▸ **GIVEN MATERIAL**
## Start

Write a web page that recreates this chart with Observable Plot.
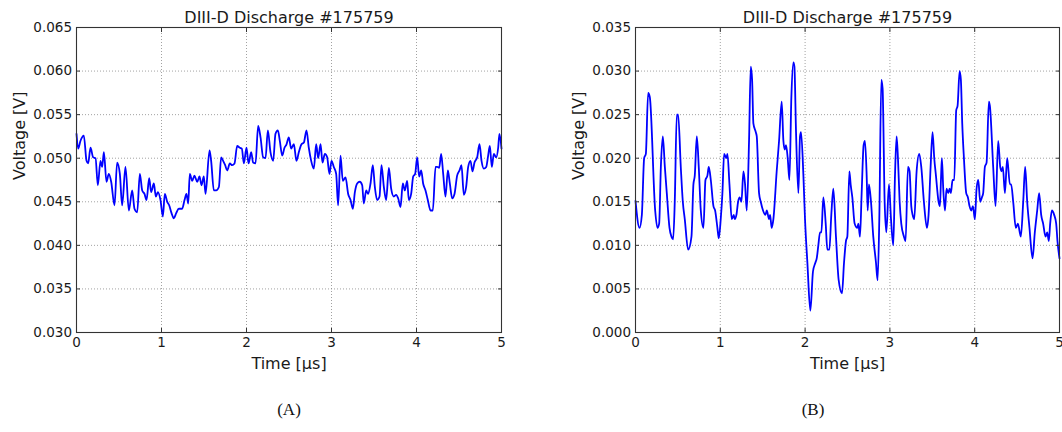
<!DOCTYPE html>
<html>
<head>
<meta charset="utf-8">
<script src="https://cdn.jsdelivr.net/npm/d3@7"></script>
<script src="https://cdn.jsdelivr.net/npm/@observablehq/plot@0.6"></script>
<style>
  html, body { margin: 0; padding: 0; background: #fff; }
  #page { position: relative; width: 1062px; height: 432px; overflow: hidden; background: #fff; }
  .panel { position: absolute; top: 0; width: 520px; height: 380px; }
  .caption { position: absolute; top: 400px; width: 60px; margin-left: -30px; text-align: center;
             font-family: "Liberation Serif", "DejaVu Serif", serif; font-size: 17px; color: #111; }
</style>
</head>
<body>
<div id="page">
  <div class="panel" id="panelA" style="left:0px"></div>
  <div class="panel" id="panelB" style="left:560px"></div>
  <div class="caption" style="left:289px">(A)</div>
  <div class="caption" style="left:813px">(B)</div>
</div>
<script>
// Shared chart text and ticks
const chartTitle = "DIII-D Discharge #175759";
const xLabel = "Time [\u03bcs]";
const yLabel = "Voltage [V]";
const xTicks = [0, 1, 2, 3, 4, 5];
const yTicksA = [0.030, 0.035, 0.040, 0.045, 0.050, 0.055, 0.060, 0.065];
const yTicksB = [0.000, 0.005, 0.010, 0.015, 0.020, 0.025, 0.030, 0.035];

// Trace A: time [µs] and probe voltage [V]
const timeA = [0,0.020,0.047,0.086,0.118,0.137,0.165,0.196,0.224,0.251,0.282,0.302,0.322,0.353,0.380,0.408,0.447,0.478,0.510,0.537,0.576,0.616,0.655,0.682,0.714,0.745,0.773,0.800,0.824,0.855,0.878,0.910,0.933,0.957,0.988,1.016,1.039,1.067,1.090,1.118,1.145,1.173,1.204,1.243,1.271,1.294,1.314,1.333,1.361,1.388,1.420,1.447,1.471,1.498,1.518,1.565,1.584,1.616,1.643,1.675,1.702,1.725,1.749,1.773,1.804,1.831,1.859,1.890,1.922,1.945,1.969,2.000,2.024,2.055,2.078,2.106,2.137,2.165,2.196,2.224,2.251,2.282,2.314,2.341,2.369,2.392,2.420,2.447,2.471,2.498,2.525,2.557,2.588,2.616,2.647,2.675,2.706,2.733,2.761,2.792,2.820,2.843,2.871,2.894,2.922,2.949,2.976,3.000,3.027,3.055,3.078,3.106,3.133,3.165,3.196,3.224,3.251,3.275,3.302,3.333,3.361,3.380,3.408,3.431,3.459,3.486,3.510,3.537,3.565,3.588,3.616,3.643,3.675,3.702,3.733,3.761,3.784,3.812,3.839,3.863,3.890,3.910,3.937,3.961,3.984,4.008,4.031,4.055,4.078,4.106,4.133,4.165,4.192,4.224,4.243,4.267,4.290,4.314,4.341,4.369,4.392,4.420,4.447,4.478,4.506,4.529,4.557,4.584,4.608,4.635,4.659,4.682,4.714,4.741,4.765,4.792,4.820,4.843,4.863,4.886,4.910,4.937,4.961,4.976,5.000];
const voltageA = [0.0528,0.0511,0.0520,0.0526,0.0497,0.0494,0.0512,0.0501,0.0500,0.0469,0.0497,0.0490,0.0507,0.0473,0.0482,0.0473,0.0446,0.0495,0.0482,0.0446,0.0490,0.0440,0.0463,0.0442,0.0438,0.0482,0.0463,0.0459,0.0452,0.0477,0.0461,0.0471,0.0456,0.0461,0.0452,0.0433,0.0459,0.0450,0.0446,0.0437,0.0431,0.0437,0.0442,0.0442,0.0452,0.0459,0.0448,0.0482,0.0474,0.0480,0.0473,0.0479,0.0469,0.0479,0.0459,0.0509,0.0497,0.0463,0.0463,0.0467,0.0501,0.0497,0.0492,0.0486,0.0494,0.0492,0.0494,0.0514,0.0512,0.0511,0.0494,0.0512,0.0494,0.0507,0.0495,0.0494,0.0537,0.0524,0.0501,0.0500,0.0532,0.0507,0.0497,0.0528,0.0532,0.0520,0.0503,0.0512,0.0516,0.0524,0.0511,0.0516,0.0497,0.0507,0.0516,0.0518,0.0532,0.0512,0.0497,0.0488,0.0516,0.0500,0.0516,0.0495,0.0505,0.0501,0.0482,0.0497,0.0490,0.0482,0.0446,0.0503,0.0474,0.0478,0.0459,0.0452,0.0442,0.0461,0.0471,0.0473,0.0469,0.0448,0.0463,0.0459,0.0471,0.0492,0.0467,0.0452,0.0456,0.0492,0.0467,0.0452,0.0489,0.0465,0.0456,0.0458,0.0454,0.0444,0.0471,0.0463,0.0474,0.0452,0.0459,0.0479,0.0482,0.0501,0.0479,0.0486,0.0471,0.0463,0.0452,0.0440,0.0440,0.0490,0.0490,0.0489,0.0505,0.0482,0.0456,0.0486,0.0471,0.0454,0.0459,0.0480,0.0486,0.0492,0.0458,0.0467,0.0490,0.0497,0.0485,0.0495,0.0501,0.0516,0.0497,0.0488,0.0490,0.0503,0.0514,0.0490,0.0505,0.0501,0.0512,0.0528,0.0511];

// Trace B: time [µs] and probe voltage [V]
const timeB = [0,0.047,0.075,0.102,0.122,0.149,0.169,0.232,0.259,0.279,0.299,0.322,0.346,0.369,0.401,0.424,0.444,0.463,0.487,0.503,0.534,0.558,0.581,0.621,0.660,0.683,0.699,0.723,0.746,0.770,0.801,0.825,0.848,0.864,0.888,0.919,0.939,0.966,0.982,1.005,1.025,1.045,1.072,1.084,1.108,1.135,1.159,1.170,1.190,1.210,1.229,1.249,1.273,1.292,1.312,1.339,1.359,1.375,1.390,1.418,1.430,1.457,1.477,1.504,1.532,1.548,1.575,1.587,1.606,1.626,1.665,1.693,1.724,1.744,1.760,1.775,1.795,1.815,1.838,1.862,1.874,1.893,1.921,1.940,1.952,1.980,1.999,2.027,2.062,2.093,2.121,2.137,2.156,2.176,2.192,2.215,2.243,2.262,2.286,2.309,2.333,2.364,2.396,2.435,2.459,2.482,2.498,2.522,2.537,2.557,2.584,2.616,2.628,2.647,2.667,2.690,2.706,2.726,2.738,2.753,2.777,2.804,2.836,2.855,2.875,2.899,2.914,2.938,2.958,2.989,3.013,3.040,3.060,3.079,3.095,3.115,3.134,3.166,3.185,3.213,3.232,3.252,3.268,3.287,3.315,3.346,3.370,3.401,3.437,3.456,3.480,3.503,3.523,3.543,3.574,3.590,3.602,3.613,3.629,3.649,3.668,3.688,3.704,3.719,3.739,3.759,3.782,3.798,3.822,3.837,3.853,3.873,3.900,3.920,3.939,3.959,3.979,4.002,4.022,4.042,4.065,4.085,4.100,4.120,4.140,4.167,4.179,4.218,4.246,4.277,4.301,4.317,4.332,4.356,4.383,4.415,4.430,4.454,4.485,4.509,4.544,4.572,4.595,4.619,4.646,4.682,4.709,4.737,4.760,4.784,4.807,4.835,4.855,4.874,4.890,4.910,4.937,4.961,4.976,5.000];
const voltageB = [0.0151,0.0120,0.0135,0.0200,0.0205,0.0275,0.0270,0.0140,0.0120,0.0125,0.0190,0.0225,0.0190,0.0160,0.0120,0.0110,0.0107,0.0150,0.0250,0.0250,0.0190,0.0150,0.0130,0.0095,0.0110,0.0170,0.0180,0.0225,0.0190,0.0140,0.0120,0.0175,0.0180,0.0190,0.0175,0.0145,0.0140,0.0120,0.0108,0.0130,0.0160,0.0205,0.0200,0.0205,0.0170,0.0130,0.0135,0.0130,0.0135,0.0150,0.0155,0.0150,0.0185,0.0170,0.0140,0.0220,0.0305,0.0290,0.0240,0.0230,0.0225,0.0160,0.0150,0.0140,0.0135,0.0140,0.0130,0.0135,0.0120,0.0130,0.0185,0.0220,0.0265,0.0220,0.0210,0.0215,0.0200,0.0175,0.0270,0.0310,0.0305,0.0230,0.0160,0.0225,0.0230,0.0180,0.0130,0.0080,0.0025,0.0070,0.0080,0.0085,0.0100,0.0115,0.0115,0.0155,0.0125,0.0095,0.0095,0.0135,0.0165,0.0110,0.0060,0.0045,0.0080,0.0105,0.0110,0.0185,0.0170,0.0155,0.0125,0.0120,0.0125,0.0110,0.0160,0.0215,0.0220,0.0180,0.0140,0.0170,0.0150,0.0110,0.0080,0.0060,0.0130,0.0290,0.0280,0.0150,0.0115,0.0170,0.0130,0.0100,0.0180,0.0225,0.0200,0.0150,0.0125,0.0110,0.0105,0.0190,0.0185,0.0145,0.0135,0.0130,0.0185,0.0205,0.0190,0.0150,0.0120,0.0135,0.0190,0.0230,0.0200,0.0180,0.0150,0.0145,0.0175,0.0200,0.0165,0.0140,0.0165,0.0160,0.0165,0.0160,0.0175,0.0175,0.0255,0.0260,0.0300,0.0290,0.0240,0.0200,0.0160,0.0155,0.0145,0.0140,0.0145,0.0130,0.0165,0.0175,0.0150,0.0155,0.0160,0.0190,0.0195,0.0265,0.0260,0.0190,0.0145,0.0220,0.0190,0.0185,0.0190,0.0160,0.0200,0.0170,0.0170,0.0150,0.0120,0.0125,0.0110,0.0150,0.0190,0.0150,0.0120,0.0085,0.0115,0.0140,0.0160,0.0135,0.0125,0.0110,0.0115,0.0105,0.0125,0.0140,0.0135,0.0125,0.0105,0.0085];

const font = "'DejaVu Sans', 'Bitstream Vera Sans', sans-serif";
const ink = "#1a1a1a";

function tracePanel(time, voltage, yTicks, marginLeft, marginRight) {
  const rows = time.map((t, i) => ({t, v: voltage[i]}));
  const grid = {stroke: "#8a8a8a", strokeOpacity: 1, strokeWidth: 0.8, strokeDasharray: "1,2"};
  return Plot.plot({
    width: 520,
    height: 380,
    marginLeft,
    marginRight,
    marginTop: 27,
    marginBottom: 48,
    style: {fontFamily: font, fontSize: "13.5px", color: ink, background: "transparent", overflow: "visible"},
    x: {domain: [0, 5]},
    y: {domain: [yTicks[0], yTicks[yTicks.length - 1]]},
    marks: [
      Plot.gridX(xTicks, grid),
      Plot.gridY(yTicks, grid),
      Plot.line(rows, {x: "t", y: "v", curve: "monotone-x", stroke: "#0000ff", strokeWidth: 1.8, strokeLinejoin: "round"}),
      Plot.frame({stroke: "#333", strokeWidth: 1.1}),
      // inward ticks on all four sides, labels on left and bottom only
      Plot.axisX(xTicks, {anchor: "bottom", tickSize: -4, tickPadding: 9, tickFormat: d3.format("d"), label: null, stroke: "#333"}),
      Plot.axisX(xTicks, {anchor: "top", tickSize: -4, tickFormat: () => "", label: null, stroke: "#333"}),
      Plot.axisY(yTicks, {anchor: "left", tickSize: -4, tickPadding: 8.5, tickFormat: d3.format(".3f"), label: null, stroke: "#333"}),
      Plot.axisY(yTicks, {anchor: "right", tickSize: -4, tickFormat: () => "", label: null, stroke: "#333"}),
      Plot.text([chartTitle], {frameAnchor: "top", dy: -10, lineAnchor: "middle", fontSize: 16, fill: ink}),
      Plot.text([xLabel], {frameAnchor: "bottom", dy: 31, lineAnchor: "middle", fontSize: 16, fill: ink}),
      Plot.text([yLabel], {frameAnchor: "left", dx: -57, rotate: -90, lineAnchor: "middle", fontSize: 16, fill: ink})
    ]
  });
}

document.getElementById("panelA").append(tracePanel(timeA, voltageA, yTicksA, 76, 19));
document.getElementById("panelB").append(tracePanel(timeB, voltageB, yTicksB, 75, 21));
</script>
</body>
</html>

## End

Copy each line of the listing that holds the word "page".

Write a web page that recreates this chart with Observable Plot.
  #page { position: relative; width: 1062px; height: 432px; overflow: hidden; background: #fff; }
<div id="page">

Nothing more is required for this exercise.